Override pack factor F

--local

Shortcut for --mode local

--gpu

Local-run CUDA device index (nvidia-smi order); -1 = auto. Ignored under SLURM

Monitor#

mbo hpc status 5162141                # job state, exit code, failure diagnosis
mbo hpc status /data/results/2025_..  # timings.json summary for an output dir
mbo hpc status                        # the last run you launched
mbo hpc watch                         # follow the last run's logs
mbo hpc watch 5162141                 # follow logs by job id (shows state first)
mbo hpc watch hpc.toml -o             # follow a run's .out instead of .err

While watch follows a terminal: o/e switch out/err, n/p switch task logs, q quits.

Diagnostics

Command

Description

mbo hpc check

Memory math + structural fixes for a config vs. the partition

Shared environment (mbo_server_configs)#

Separate from the mbo hpc CLI above: the shared software under /lustre/fs8/mbo/scratch/mbo_soft (CLI tools, neovim, the mbo venv, repos) is exposed through MBO_* variables and navigation aliases. Source it once from ~/.bashrc:

source /lustre/fs8/mbo/scratch/mbo_soft/repos/mbo_server_configs/config/hpc/mbo.sh

Variables (defined in config/hpc/env.sh):

Variable

Value

Points to

MBO_ROOT

/lustre/fs8/mbo

lab root — change this only to move filesystems

MBO_SCRATCH

$MBO_ROOT/scratch

scratch root

MBO_STORE

$MBO_ROOT/store

long-term store

MBO_SOFT

$MBO_SCRATCH/mbo_soft

shared software root

MBO_BIN

$MBO_SOFT/bin

shared bin (on PATH)

MBO_REPOS

$MBO_SOFT/repos

shared repos

MBO_NVIM

$MBO_SOFT/neovim

neovim install

MBO_ENVS

$MBO_SOFT/envs

shared venvs dir

MBO_ENV

$MBO_ENVS/mbo

default shared venv

MBO_DATA

$MBO_SCRATCH/mbo_data

data root

MBO_LBM

$MBO_DATA/lbm

LBM data

MBO_LSM

$MBO_DATA/lsm

LSM data

MBO_USER

$MBO_SCRATCH/$USER

your personal scratch (override: set MBO_USER first)

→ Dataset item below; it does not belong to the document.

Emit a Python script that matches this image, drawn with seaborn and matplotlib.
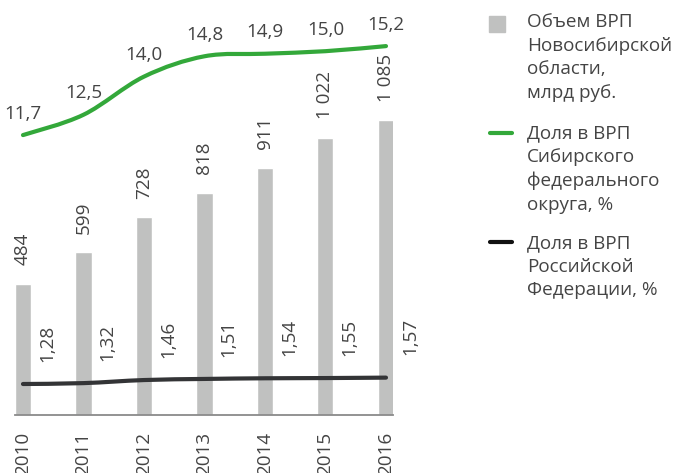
import matplotlib
matplotlib.use("Agg")
import matplotlib.pyplot as plt
import seaborn as sns
import pandas as pd
import numpy as np
from matplotlib.path import Path
from matplotlib.patches import PathPatch, Rectangle
from matplotlib.lines import Line2D

# ---------------- data ----------------
years = ["2010", "2011", "2012", "2013", "2014", "2015", "2016"]
grp_volume = [484, 599, 728, 818, 911, 1022, 1085]
grp_labels = ["484", "599", "728", "818", "911", "1 022", "1 085"]
share_sfd = [11.7, 12.5, 14.0, 14.8, 14.9, 15.0, 15.2]
share_rf = [1.28, 1.32, 1.46, 1.51, 1.54, 1.55, 1.57]
legend_labels = [
    "Объем ВРП\nНовосибирской\nобласти,\nмлрд руб.",
    "Доля в ВРП\nСибирского\nфедерального\nокруга, %",
    "Доля в ВРП\nРоссийской\nФедерации, %",
]

# ---------------- style ----------------
W, H = 676, 473
sns.set_theme(style="white")
plt.rcParams['font.family'] = ['Open Sans', 'DejaVu Sans']
TEXT = '#444444'
BAR = '#c0c1c0'
GREEN = '#33a83a'
DARK = '#333436'
FS = 13.6


def fmt(v, nd):
    return f"{v:.{nd}f}".replace('.', ',')


def smooth_path(xs, ys):
    pts = np.column_stack([xs, ys]).astype(float)
    n = len(pts)
    verts = [pts[0]]
    codes = [Path.MOVETO]
    for i in range(n - 1):
        p0 = pts[i - 1] if i > 0 else pts[i]
        p1 = pts[i]
        p2 = pts[i + 1]
        p3 = pts[i + 2] if i + 2 < n else pts[i + 1]
        c1 = p1 + (p2 - p0) / 6.0
        c2 = p2 - (p3 - p1) / 6.0
        verts += [c1, c2, p2]
        codes += [Path.CURVE4] * 3
    return Path(verts, codes)


fig = plt.figure(figsize=(W / 100, H / 100), dpi=100)
ax = fig.add_axes([15 / W, 58 / H, 378 / W, 405 / H])

df = pd.DataFrame({"year": years, "vol": grp_volume})
sns.barplot(data=df, x="year", y="vol", color=BAR, width=0.265,
            saturation=1, ax=ax)
ax.set_xlim(-0.132, 6.116)
ax.set_ylim(0, 405 / 0.2715)
ax.set_xlabel("")
ax.set_ylabel("")
ax.set_yticks([])
ax.set_xticks(range(len(years)))
ax.set_xticklabels(years, rotation=90)
ax.tick_params(axis='x', length=0, pad=12, labelsize=FS, colors=TEXT)
for s in ['top', 'right', 'left']:
    ax.spines[s].set_visible(False)
ax.spines['bottom'].set_color('#8a8a8a')
ax.spines['bottom'].set_linewidth(1.3)

xpos = np.arange(len(years))
for i, (v, lab) in enumerate(zip(grp_volume, grp_labels)):
    ax.annotate(lab, (i, v), xytext=(0, 13.5), textcoords='offset points',
                rotation=90, ha='center', va='bottom', fontsize=FS, color=TEXT,
                annotation_clip=False)

# green line axis
ax2 = ax.twinx()
ax2.set_ylim(0.69, 16.62)
ax2.add_patch(PathPatch(smooth_path(xpos, share_sfd), fill=False,
                        edgecolor=GREEN, lw=3.0, capstyle='round'))
for i, v in enumerate(share_sfd):
    ax2.annotate(fmt(v, 1), (i, v), xytext=(0, 15.5), textcoords='offset points',
                 ha='center', va='center', fontsize=FS, color=TEXT,
                 annotation_clip=False)

# dark line axis
ax3 = ax.twinx()
ax3.set_ylim(-0.129, 18.28)
ax3.add_patch(PathPatch(smooth_path(xpos, share_rf), fill=False,
                        edgecolor=DARK, lw=3.0, capstyle='round'))
for i, v in enumerate(share_rf):
    ax3.annotate(fmt(v, 2), (i + 0.4, v), xytext=(0, 16), textcoords='offset points',
                 rotation=90, ha='center', va='bottom', fontsize=FS, color=TEXT,
                 annotation_clip=False)

for a in (ax2, ax3):
    a.set_yticks([])
    for s in a.spines.values():
        s.set_visible(False)

# ---------------- legend ----------------
def fx(x):
    return x / W


def fy(y):
    return 1 - y / H


fig.patches.append(Rectangle((fx(489), fy(32)), 16 / W, 16 / H,
                             transform=fig.transFigure, color=BAR))
fig.lines.append(Line2D([fx(490), fx(512)], [fy(133), fy(133)],
                        transform=fig.transFigure, color=GREEN, lw=3.0))
fig.lines.append(Line2D([fx(490), fx(512)], [fy(242), fy(242)],
                        transform=fig.transFigure, color='#111111', lw=3.0))
for lab, ytop in zip(legend_labels, [13, 124, 234]):
    fig.text(fx(527), fy(ytop), lab, ha='left', va='top', fontsize=FS,
             color=TEXT, linespacing=1.4)

fig.savefig("out.png", dpi=100)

Also sets UV_LINK_MODE=hardlink, UV_CACHE_DIR=$MBO_USER/.uv/cache, UV_PYTHON_INSTALL_DIR=$MBO_USER/.uv/python.

Navigation aliases and helpers (defined in config/hpc/mbo.sh):

Command

Action

cdsoft / cdrepos / cdscratch / cdme

cd to $MBO_SOFT / $MBO_REPOS / $MBO_SCRATCH / $MBO_USER

cddata / cdlbm / cdlsm

cd to $MBO_DATA / $MBO_LBM / $MBO_LSM

mbo-activate [env]

source a shared venv (default mbo)

mbo-run <cmd> [args]

run an executable from the shared mbo venv

mbo-jobs / mbo-gpus

squeue --me / list HPC GPU node availability

mbo-gpu [part] [time] [n] / mbo-cpu [part] [time]

interactive GPU / CPU shell via srun

mbo-stage <path> [dest] / mbo-pull / mbo-push

rsync data-transfer helpers

mbo-nvim-setup / mbo-update

install nvim tools / pull latest configs

Verify live values after login with env | grep '^MBO_'.